_GIVEN PROBLEM_.
Only the number is wanted: count the lines that contain "seaborn".

## BEGIN TASK MATERIAL

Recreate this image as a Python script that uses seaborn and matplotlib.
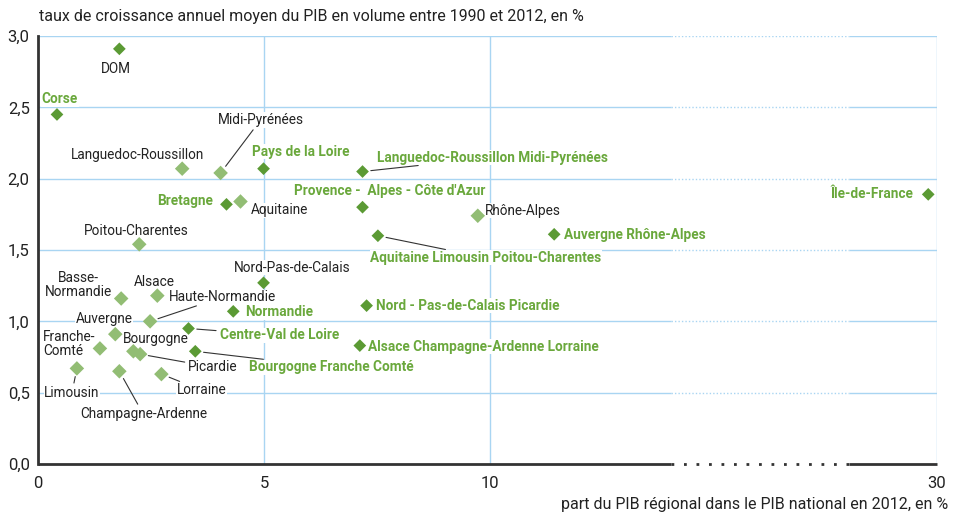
import numpy as np
import pandas as pd
import seaborn as sns
import matplotlib.pyplot as plt

# regions (2016) and old regions
regions = ['DOM', 'Corse', 'Pays de la Loire', 'Languedoc-Roussillon Midi-Pyrénées', 'Bretagne',
           "Provence -  Alpes - Côte d'Azur", 'Aquitaine Limousin Poitou-Charentes', 'Auvergne Rhône-Alpes',
           'Île-de-France', 'Nord-Pas-de-Calais', 'Normandie', 'Nord - Pas-de-Calais Picardie',
           'Centre-Val de Loire', 'Alsace Champagne-Ardenne Lorraine', 'Bourgogne Franche Comté']
regions_part = [1.80, 0.42, 4.99, 7.18, 4.17, 7.18, 7.52, 11.42, 29.8, 4.99, 4.32, 7.27, 3.33, 7.12, 3.48]
regions_croiss = [2.91, 2.45, 2.07, 2.05, 1.82, 1.80, 1.60, 1.61, 1.89, 1.27, 1.07, 1.11, 0.95, 0.83, 0.79]

anciennes = ['Languedoc-Roussillon', 'Midi-Pyrénées', 'Aquitaine', 'Poitou-Charentes', 'Rhône-Alpes',
             'Basse-\nNormandie', 'Alsace', 'Haute-Normandie', 'Auvergne', 'Franche-\nComté', 'Bourgogne',
             'Picardie', 'Limousin', 'Champagne-Ardenne', 'Lorraine']
anciennes_part = [3.19, 4.04, 4.48, 2.24, 9.73, 1.84, 2.64, 2.48, 1.71, 1.37, 2.11, 2.26, 0.86, 1.80, 2.73]
anciennes_croiss = [2.07, 2.04, 1.84, 1.54, 1.74, 1.16, 1.18, 1.00, 0.91, 0.81, 0.79, 0.77, 0.67, 0.65, 0.63]

x_ticks = [0, 5, 10, 30]
y_ticks = [0, 0.5, 1.0, 1.5, 2.0, 2.5, 3.0]

# label placement: offset in pixels, ha, leader line
labels_pos = {
    'DOM': (-3, -20, 'center', False),
    'Corse': (3, 15, 'center', False),
    'Pays de la Loire': (37, 17, 'center', False),
    'Languedoc-Roussillon Midi-Pyrénées': (14, 14, 'left', True),
    'Bretagne': (-13, 3, 'right', False),
    "Provence -  Alpes - Côte d'Azur": (27, 16, 'center', False),
    'Aquitaine Limousin Poitou-Charentes': (108, -22, 'center', True),
    'Auvergne Rhône-Alpes': (10, -1, 'left', False),
    'Île-de-France': (-15, 0, 'right', False),
    'Nord-Pas-de-Calais': (29, 15, 'center', False),
    'Normandie': (12, -1, 'left', False),
    'Nord - Pas-de-Calais Picardie': (9, 0, 'left', False),
    'Centre-Val de Loire': (31, -7, 'left', True),
    'Alsace Champagne-Ardenne Lorraine': (8, -1, 'left', False),
    'Bourgogne Franche Comté': (54, -16, 'left', True),
    'Languedoc-Roussillon': (22, 14, 'right', False),
    'Midi-Pyrénées': (40, 53, 'center', True),
    'Aquitaine': (10, -9, 'left', False),
    'Poitou-Charentes': (-3, 13, 'center', False),
    'Rhône-Alpes': (7, 5, 'left', False),
    'Basse-\nNormandie': (-43, 14, 'center', False),
    'Alsace': (-3, 14, 'center', False),
    'Haute-Normandie': (72, 24, 'center', True),
    'Auvergne': (-11, 15, 'center', False),
    'Franche-\nComté': (-57, 4, 'left', False),
    'Bourgogne': (22, 12, 'center', False),
    'Picardie': (48, -13, 'left', True),
    'Limousin': (-5, -25, 'center', True),
    'Champagne-Ardenne': (24, -43, 'center', True),
    'Lorraine': (40, -16, 'center', True),
}
black_labels = ['DOM', 'Nord-Pas-de-Calais']

df_new = pd.DataFrame({'nom': regions, 'part': regions_part, 'croissance': regions_croiss})
df_old = pd.DataFrame({'nom': anciennes, 'part': anciennes_part, 'croissance': anciennes_croiss})

sns.set_style('white')
plt.rcParams['font.family'] = ['Roboto', 'DejaVu Sans']

dark = '#5b9a34'
light = '#92bd74'
green_txt = '#6aa83c'
grid_c = '#a9d5f2'
axis_c = '#333333'

fig = plt.figure(figsize=(9.57, 5.16), dpi=100)
ax = fig.add_axes([38 / 957, 1 - 464 / 516, (937 - 38) / 957, (464 - 36) / 516])

# broken x axis: 14 -> 28 compressed
xp = [0, 14, 28, 30]
fp = [0, 14, 17.95, 19.89]
ax.set_xscale('function', functions=(lambda v: np.interp(v, xp, fp), lambda v: np.interp(v, fp, xp)))
ax.set_xlim(0, 30)
ax.set_ylim(0, 3.0)

# grid
for yv in y_ticks[1:]:
    ax.hlines(yv, 0, 14, color=grid_c, lw=1, zorder=0)
    ax.hlines(yv, 14, 28, color=grid_c, lw=1, ls=(0, (1, 1.5)), zorder=0)
    ax.hlines(yv, 28, 30, color=grid_c, lw=1, zorder=0)
for xv in x_ticks[1:]:
    ax.axvline(xv, color=grid_c, lw=1, zorder=0)
ax.hlines(0, 0, 14, color=axis_c, lw=2, zorder=3, clip_on=False)
ax.hlines(0, 14, 28, color=axis_c, lw=2, ls=(0, (1, 3.5)), zorder=3, clip_on=False)
ax.hlines(0, 28, 30, color=axis_c, lw=2, zorder=3, clip_on=False)
for s in ['top', 'right', 'bottom']:
    ax.spines[s].set_visible(False)
ax.spines['left'].set_color(axis_c)
ax.spines['left'].set_linewidth(2)

sns.scatterplot(data=df_old, x='part', y='croissance', marker='D', s=55, color=light,
                edgecolor='none', ax=ax, zorder=6, clip_on=False)
sns.scatterplot(data=df_new, x='part', y='croissance', marker='D', s=42, color=dark,
                edgecolor='none', ax=ax, zorder=6, clip_on=False)

for df, is_new in [(df_new, True), (df_old, False)]:
    for _, r in df.iterrows():
        dx, dy, ha, leader = labels_pos[r['nom']]
        green = is_new and r['nom'] not in black_labels
        kw = dict(xy=(r['part'], r['croissance']), xytext=(dx, dy), textcoords='offset pixels',
                  ha=ha, va='center', fontsize=9.8,
                  fontweight='bold' if green else 'normal',
                  color=green_txt if green else '#222222', zorder=5,
                  multialignment='left' if ha == 'left' else 'center',
                  linespacing=1.0,
                  bbox=dict(fc='white', ec='none', pad=0.5))
        if leader:
            kw['arrowprops'] = dict(arrowstyle='-', color='#333333', lw=0.8, shrinkA=2, shrinkB=6)
        ax.annotate(r['nom'], **kw)

ax.set_xticks(x_ticks)
ax.set_xticklabels([str(v) for v in x_ticks])
ax.set_yticks(y_ticks)
ax.set_yticklabels([f'{v:.1f}'.replace('.', ',') for v in y_ticks])
ax.tick_params(length=0, labelsize=12, colors='#222222', pad=6)
ax.tick_params(axis='x', pad=9)
ax.set_xlabel('')
ax.set_ylabel('')

fig.text(39 / 957, 1 - 16 / 516, 'taux de croissance annuel moyen du PIB en volume entre 1990 et 2012, en %',
         ha='left', va='center', fontsize=11.5, color='#222222')
fig.text(948 / 957, 1 - 505 / 516, 'part du PIB régional dans le PIB national en 2012, en %',
         ha='right', va='center', fontsize=11.5, color='#222222')

fig.savefig('out.png', dpi=100)
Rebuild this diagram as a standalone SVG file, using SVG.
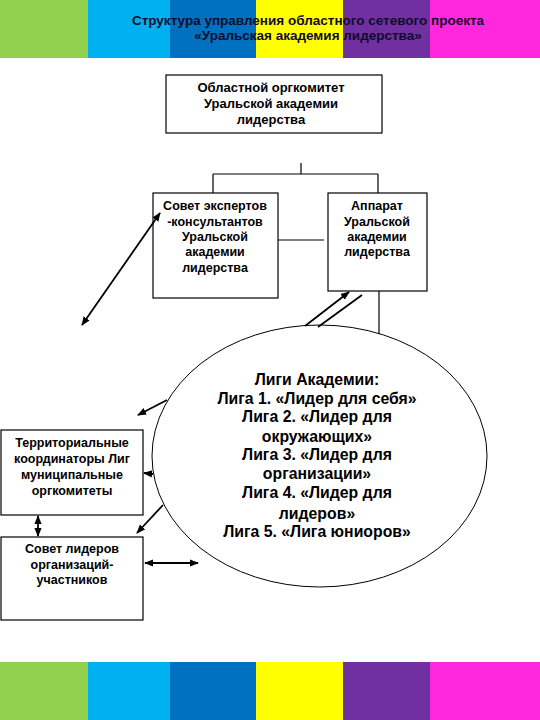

## END TASK MATERIAL

_EXPECTED OUTPUT_.
2